Thanks, Mick, and thank you for the question. Yes, you recall correctly, we had some challenges drying the product and, but I'm pleased to say that the commissioning of the plant in Thailand for dewatering and drying was successful a few months ago, and that plant is operating to our expectations. The objective of that dewatering and drying plant was to allow us to continue to process Novacq all year round. And as you will recall, we also use solar drying, but in Thailand, solar drying can't be done in the wet season. The mechanical drying will operate with the new equipment all year round, and then we will use solar drying in the dry season. That is giving us a good viable base to operate from.

In regards to sales performance, you know, based on the current production levels that we've had, our focus has been on supplying first the domestic Australian prawn customers.
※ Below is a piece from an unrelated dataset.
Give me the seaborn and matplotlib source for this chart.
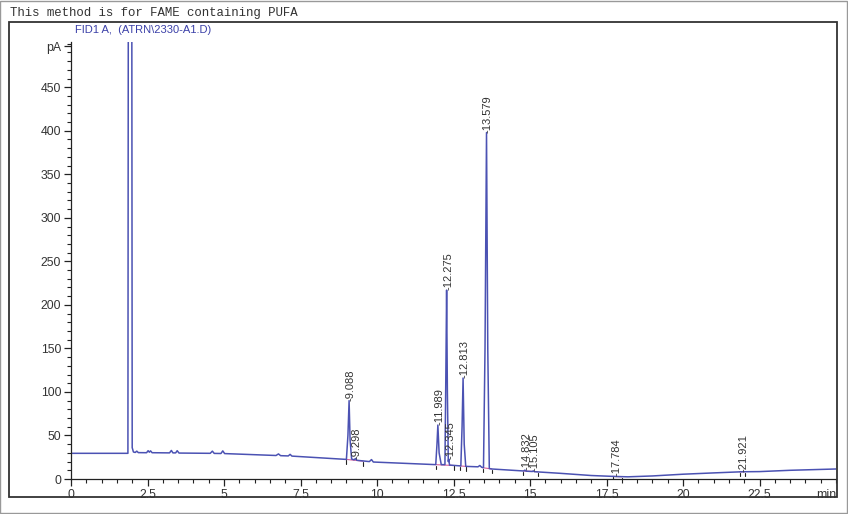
import numpy as np
import pandas as pd
import matplotlib
matplotlib.use("Agg")
import matplotlib.pyplot as plt
from matplotlib.patches import Rectangle
from matplotlib.ticker import MultipleLocator
import seaborn as sns

# ---- data ----
time_min = [0, 1.86, 1.875, 1.985, 2.00, 2.04, 2.10, 2.15, 2.20, 2.47, 2.52, 2.56, 2.60, 2.65,
            3.22, 3.28, 3.33, 3.42, 3.47, 3.53, 4.55, 4.62, 4.68, 4.90, 4.96, 5.02,
            6.70, 6.78, 6.85, 7.10, 7.16, 7.22, 9.00, 9.05, 9.088, 9.12, 9.17, 9.25, 9.298, 9.34,
            9.75, 9.82, 9.88, 11.92, 11.96, 11.989, 12.03, 12.10, 12.22, 12.25, 12.275, 12.30,
            12.33, 12.345, 12.37, 12.74, 12.78, 12.813, 12.85, 12.90, 13.30, 13.36, 13.42, 13.48,
            13.53, 13.579, 13.62, 13.67, 13.75, 14.80, 14.832, 14.87, 15.08, 15.105, 15.14,
            16.0, 17.0, 17.784, 18.2, 19.0, 20.0, 21.0, 21.921, 22.5, 23.5, 25.0]
signal_pA = [29.5, 29.5, 640, 640, 36, 31, 30.5, 32, 30.3, 30.2, 32.5, 30.8, 32.3, 30.2,
             30, 32.8, 30, 30, 32.5, 29.8, 29.5, 32, 29.4, 29.3, 32.3, 29.2,
             27, 28.8, 26.8, 26.5, 28.3, 26.3, 22.5, 50, 90, 45, 23, 22, 23.5, 21.5,
             20, 22.3, 19.5, 16.5, 40, 62, 30, 16.5, 16.5, 120, 217, 100,
             20, 23, 16, 15, 60, 116, 40, 14.5, 14, 15.5, 13.5, 13,
             150, 398, 150, 12, 11.5, 9.2, 10.2, 9.0, 8.6, 9.4, 8.4,
             6.5, 4, 2.9, 2.5, 3.5, 5.5, 7, 8.3, 8.5, 10, 11.5]

peak_labels = ["9.088", "9.298", "11.989", "12.275", "12.345", "12.813", "13.579",
               "14.832", "15.105", "17.784", "21.921"]
peak_times = [9.088, 9.298, 11.989, 12.275, 12.345, 12.813, 13.579, 14.832, 15.105, 17.784, 21.921]
peak_tops = [90, 23.5, 62, 217, 23, 116, 398, 10.2, 9.4, 2.9, 8.3]

x_tick_labels = ["0", "2.5", "5", "7.5", "10", "12.5", "15", "17.5", "20", "22.5"]
y_tick_labels = ["0", "50", "100", "150", "200", "250", "300", "350", "400", "450"]

# integration baselines (start, end, start value, end value)
base_start = [9.00, 11.92, 12.72, 13.45, 14.78, 17.70, 21.85]
base_end = [9.55, 12.50, 12.90, 13.75, 15.25, 18.00, 22.02]
base_v0 = [22.5, 16.5, 15.0, 13.0, 9.2, 3.0, 8.2]
base_v1 = [20.5, 15.5, 14.5, 11.5, 8.4, 2.6, 8.4]

LINE = "#4b52b3"
TXT = "#333333"

sns.set_style("ticks")
plt.rcParams["font.family"] = ["Liberation Sans", "DejaVu Sans"]

fig = plt.figure(figsize=(8.48, 5.14), dpi=100)
ax = fig.add_axes([71 / 848, 1 - 479 / 514, (836 - 71) / 848, (479 - 42) / 514])

df = pd.DataFrame({"time": time_min, "signal": signal_pA})
sns.lineplot(data=df, x="time", y="signal", ax=ax, color=LINE, linewidth=1.1,
             sort=False, estimator=None)

for s, e, v0, v1 in zip(base_start, base_end, base_v0, base_v1):
    ax.plot([s, e], [v0, v1], color="#d8609a", linewidth=0.8, zorder=1)
    ax.plot([s, s], [v0 - 1, v0 - 5], color="#222222", linewidth=0.8)
    ax.plot([e, e], [v1 - 1, v1 - 5], color="#222222", linewidth=0.8)

for lab, t, h in zip(peak_labels, peak_times, peak_tops):
    ax.annotate("-" + lab, xy=(t, h), xytext=(1, 0), textcoords="offset points",
                rotation=90, ha="center", va="bottom", fontsize=8, color=TXT)

ax.set_xlim(0, 25)
ax.set_ylim(0, 502)
ax.set_xticks([0, 2.5, 5, 7.5, 10, 12.5, 15, 17.5, 20, 22.5])
ax.set_xticklabels(x_tick_labels)
ax.xaxis.set_minor_locator(MultipleLocator(0.5))
ax.set_yticks([0, 50, 100, 150, 200, 250, 300, 350, 400, 450, 497])
ax.set_yticklabels(y_tick_labels + ["pA"])
ax.yaxis.set_minor_locator(MultipleLocator(10))
ax.tick_params(axis="both", which="major", length=5, width=0.9, colors="#222222",
               labelsize=8.8, labelcolor=TXT, pad=2)
ax.tick_params(axis="both", which="minor", length=3, width=0.8, colors="#222222")
ax.set_xlabel("")
ax.set_ylabel("")
for side in ["top", "right"]:
    ax.spines[side].set_visible(False)
for side in ["left", "bottom"]:
    ax.spines[side].set_color("#222222")
    ax.spines[side].set_linewidth(0.9)

ax.annotate("min", xy=(25, 0), xytext=(0, -7), textcoords="offset points",
            ha="right", va="top", fontsize=8.8, color=TXT)

fig.text(10 / 848, 1 - 13 / 514, "This method is for FAME containing PUFA",
         family=["Liberation Mono", "DejaVu Sans Mono"], fontsize=8.9, color=TXT,
         ha="left", va="center")
fig.text(75 / 848, 1 - 30 / 514, "FID1 A,  (ATRN\\2330-A1.D)", fontsize=8,
         color="#3b40a8", ha="left", va="center")

fig.patches.append(Rectangle((9 / 848, 1 - 497 / 514), (837 - 9) / 848, (497 - 22) / 514,
                             transform=fig.transFigure, fill=False, edgecolor="#333333",
                             linewidth=1.3))
fig.patches.append(Rectangle((0.0005, 0.001), 0.998, 0.997, transform=fig.transFigure,
                             fill=False, edgecolor="#999999", linewidth=1))

fig.savefig("out.png", dpi=100)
I'm pleased to say that all of our customers are taking Novacq in their early season composite diets this year. In terms of the international markets, we haven't had much product up until recently to sell into international markets. We have done some trials with international customers, though I would say that this has been hampered in the last 12 months due to COVID and the lack of travel, and there hasn't been the uptake we would have liked in terms of conducting trials in some of the larger customers in international markets. Our focus has shifted to supplying a composite early nursery diet containing Novacq.
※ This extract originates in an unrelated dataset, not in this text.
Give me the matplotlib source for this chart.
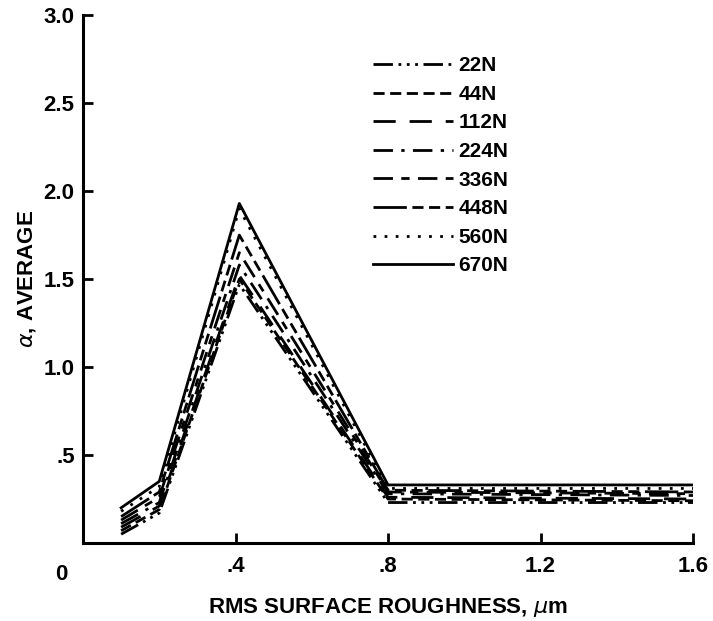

Similar to what we're supplying into the Australian domestic market, we're looking to sell that product, which is a high-value, early life cycle product, to larger international customers. We're at a price point that's competitive with their current early season diets, and based on our work, we are confident that our product performs better based on our research. That's how I would to respond to that question. Thanks, Mick.

Mick McMahon
Independent Non-Executive Chairman, Ridley Corporation Limited

Thanks, Quinton.

Kirsty Clarke
General Counsel and Company Secretary, Ridley Corporation Limited

Mick, we have a second journal question from Peter Aird of the Australian Shareholders' Association. I was pleased to see gender diversity as part of your sustainability review, but note that only one of your directors is female. Is there an issue with diversity on the board?

Mick McMahon
Independent Non-Executive Chairman, Ridley Corporation Limited

Thanks, Kirsty. Well, first of all, we would like to see more diversity on the board. If we look at my time as Chair over the last year, we took the view with new directors coming on board and the blend of experience and fresh perspectives, that we would utilize the first 12, 18 months, which we're partway through, to leverage that experience and drive commercial and strategic outcomes. I think shareholders should be able to see the results of that. We are generally in a sector which is underrepresented from a gender diversity point of view, and that's a challenge, but should not be an excuse for us not to have appropriate representation on the board.
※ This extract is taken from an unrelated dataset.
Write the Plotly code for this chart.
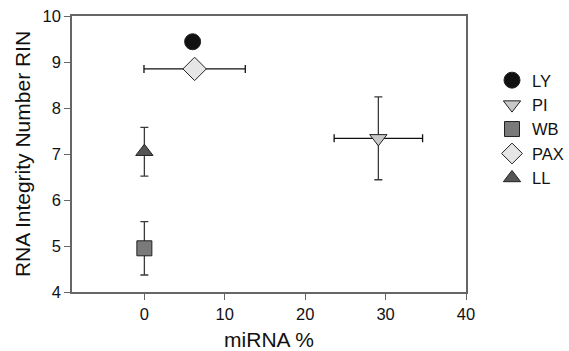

As we go into the next 12 or 18 months of assessing or updating our strategy, assessing the skills and experience required to support that strategy, including at director level, then we would look to ensure that we address that shortcoming. I would note that we do have updated or issued a new gender diversity and inclusion strategy in May, and we will look to be applying that, you know, not just at board level, but throughout the business. Thanks, Kirsty.

Kirsty Clarke
General Counsel and Company Secretary, Ridley Corporation Limited

There are no further questions, Mick.

Mick McMahon
Independent Non-Executive Chairman, Ridley Corporation Limited

Okay. If there are no further questions, I'll just finish by thanking everyone for your participation today and for your continued support of Ridley. I'll now close the broadcast and wish you all a pleasant day. Thank you very much.